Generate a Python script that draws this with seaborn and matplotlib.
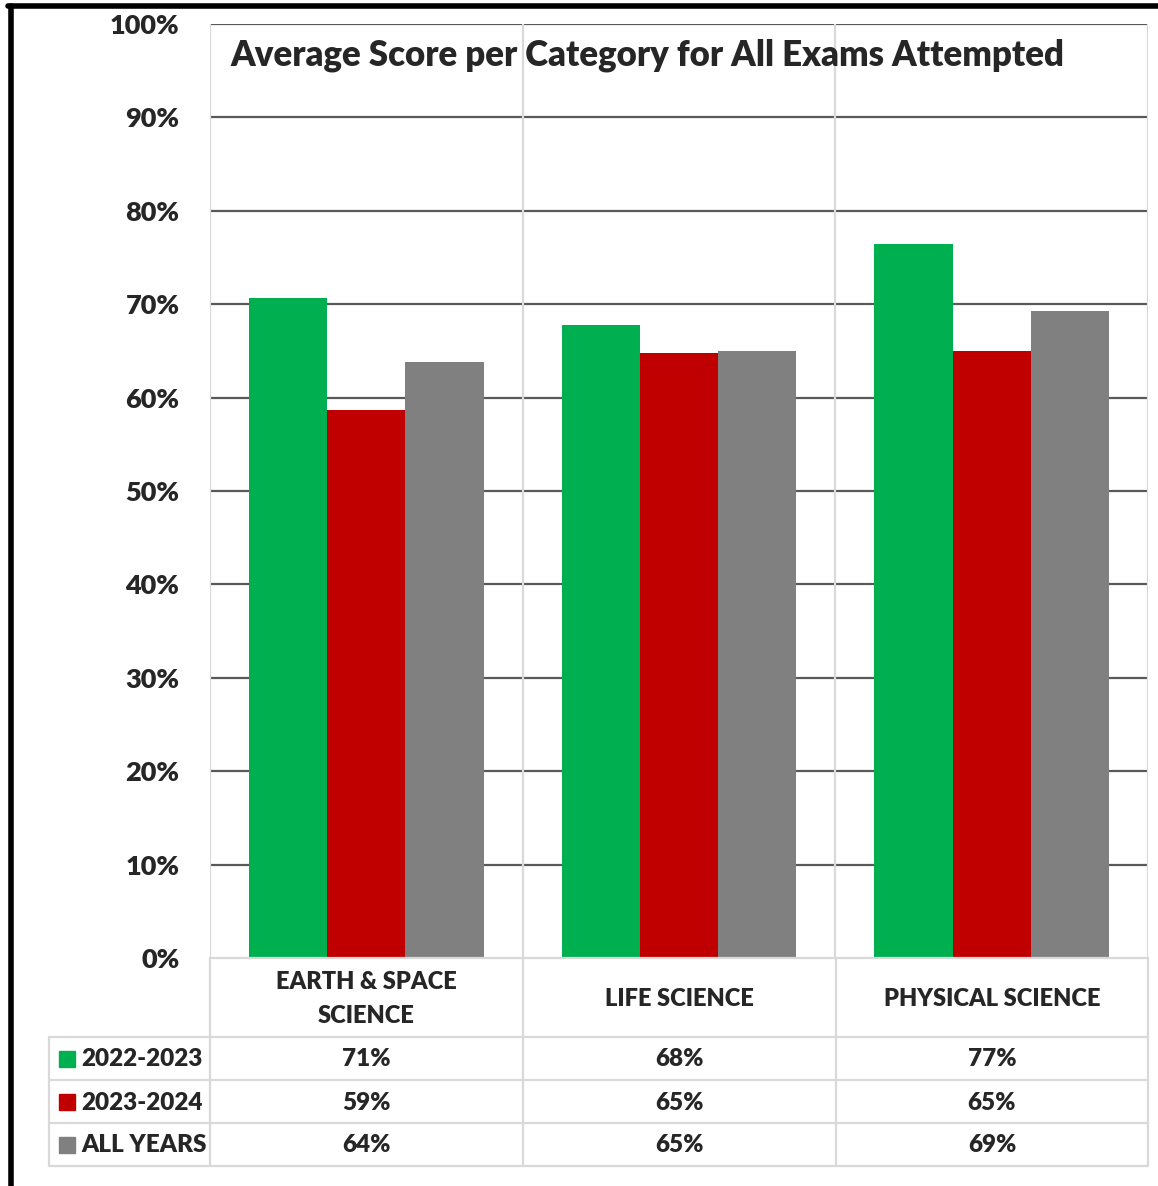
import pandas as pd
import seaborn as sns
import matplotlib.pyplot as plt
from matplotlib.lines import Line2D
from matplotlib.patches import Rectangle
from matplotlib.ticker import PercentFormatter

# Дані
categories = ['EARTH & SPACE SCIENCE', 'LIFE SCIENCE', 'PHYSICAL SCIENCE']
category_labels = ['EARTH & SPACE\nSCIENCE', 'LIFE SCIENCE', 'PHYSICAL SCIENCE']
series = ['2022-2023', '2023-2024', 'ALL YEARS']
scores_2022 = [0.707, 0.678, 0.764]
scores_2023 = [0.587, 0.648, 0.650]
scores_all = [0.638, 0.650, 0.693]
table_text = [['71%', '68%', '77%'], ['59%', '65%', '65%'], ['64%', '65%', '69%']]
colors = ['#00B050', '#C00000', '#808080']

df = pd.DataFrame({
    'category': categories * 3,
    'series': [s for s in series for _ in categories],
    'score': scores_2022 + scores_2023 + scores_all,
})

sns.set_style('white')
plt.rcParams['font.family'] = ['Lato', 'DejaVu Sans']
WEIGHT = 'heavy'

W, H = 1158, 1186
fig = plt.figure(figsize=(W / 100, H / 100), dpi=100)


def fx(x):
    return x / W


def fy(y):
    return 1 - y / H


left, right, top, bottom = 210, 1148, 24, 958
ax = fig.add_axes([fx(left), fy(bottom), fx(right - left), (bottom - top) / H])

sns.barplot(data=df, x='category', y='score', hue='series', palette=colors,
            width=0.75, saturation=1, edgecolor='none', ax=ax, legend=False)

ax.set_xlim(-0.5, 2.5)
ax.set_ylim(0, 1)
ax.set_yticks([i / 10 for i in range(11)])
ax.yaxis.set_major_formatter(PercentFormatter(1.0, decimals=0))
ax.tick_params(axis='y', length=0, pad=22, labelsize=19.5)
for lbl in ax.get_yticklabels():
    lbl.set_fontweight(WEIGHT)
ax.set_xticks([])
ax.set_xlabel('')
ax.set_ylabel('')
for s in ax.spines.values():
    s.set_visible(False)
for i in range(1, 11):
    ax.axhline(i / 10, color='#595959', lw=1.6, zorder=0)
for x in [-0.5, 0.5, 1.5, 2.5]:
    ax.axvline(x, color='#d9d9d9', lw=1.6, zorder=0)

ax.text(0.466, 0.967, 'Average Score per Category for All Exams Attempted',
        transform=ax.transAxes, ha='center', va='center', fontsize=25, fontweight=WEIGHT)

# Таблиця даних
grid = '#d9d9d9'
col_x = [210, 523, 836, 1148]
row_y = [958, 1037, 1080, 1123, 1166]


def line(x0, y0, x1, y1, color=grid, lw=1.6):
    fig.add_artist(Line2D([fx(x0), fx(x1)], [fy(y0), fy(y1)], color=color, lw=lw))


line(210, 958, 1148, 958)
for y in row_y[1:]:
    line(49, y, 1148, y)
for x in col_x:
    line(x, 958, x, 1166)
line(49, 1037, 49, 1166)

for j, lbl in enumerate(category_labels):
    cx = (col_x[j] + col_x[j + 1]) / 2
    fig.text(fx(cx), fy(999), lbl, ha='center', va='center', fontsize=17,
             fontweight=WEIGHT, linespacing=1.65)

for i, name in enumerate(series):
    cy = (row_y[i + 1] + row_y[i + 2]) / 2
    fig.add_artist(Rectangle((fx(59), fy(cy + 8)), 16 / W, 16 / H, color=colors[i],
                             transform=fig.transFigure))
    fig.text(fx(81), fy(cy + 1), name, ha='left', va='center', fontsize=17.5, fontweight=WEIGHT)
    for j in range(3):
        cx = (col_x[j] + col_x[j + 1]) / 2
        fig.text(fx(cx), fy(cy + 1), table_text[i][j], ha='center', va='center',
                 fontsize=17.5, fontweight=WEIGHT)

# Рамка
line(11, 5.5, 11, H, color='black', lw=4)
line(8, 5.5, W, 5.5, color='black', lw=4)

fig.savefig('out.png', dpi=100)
============================================================
### The request
Extract the lines exactly, please: the first line of the listing, the line with "from matplotlib.ticker import", and every line between them, but no pictures.

### Reply
Generate a Python script that draws this with seaborn and matplotlib.
import pandas as pd
import seaborn as sns
import matplotlib.pyplot as plt
from matplotlib.lines import Line2D
from matplotlib.patches import Rectangle
from matplotlib.ticker import PercentFormatter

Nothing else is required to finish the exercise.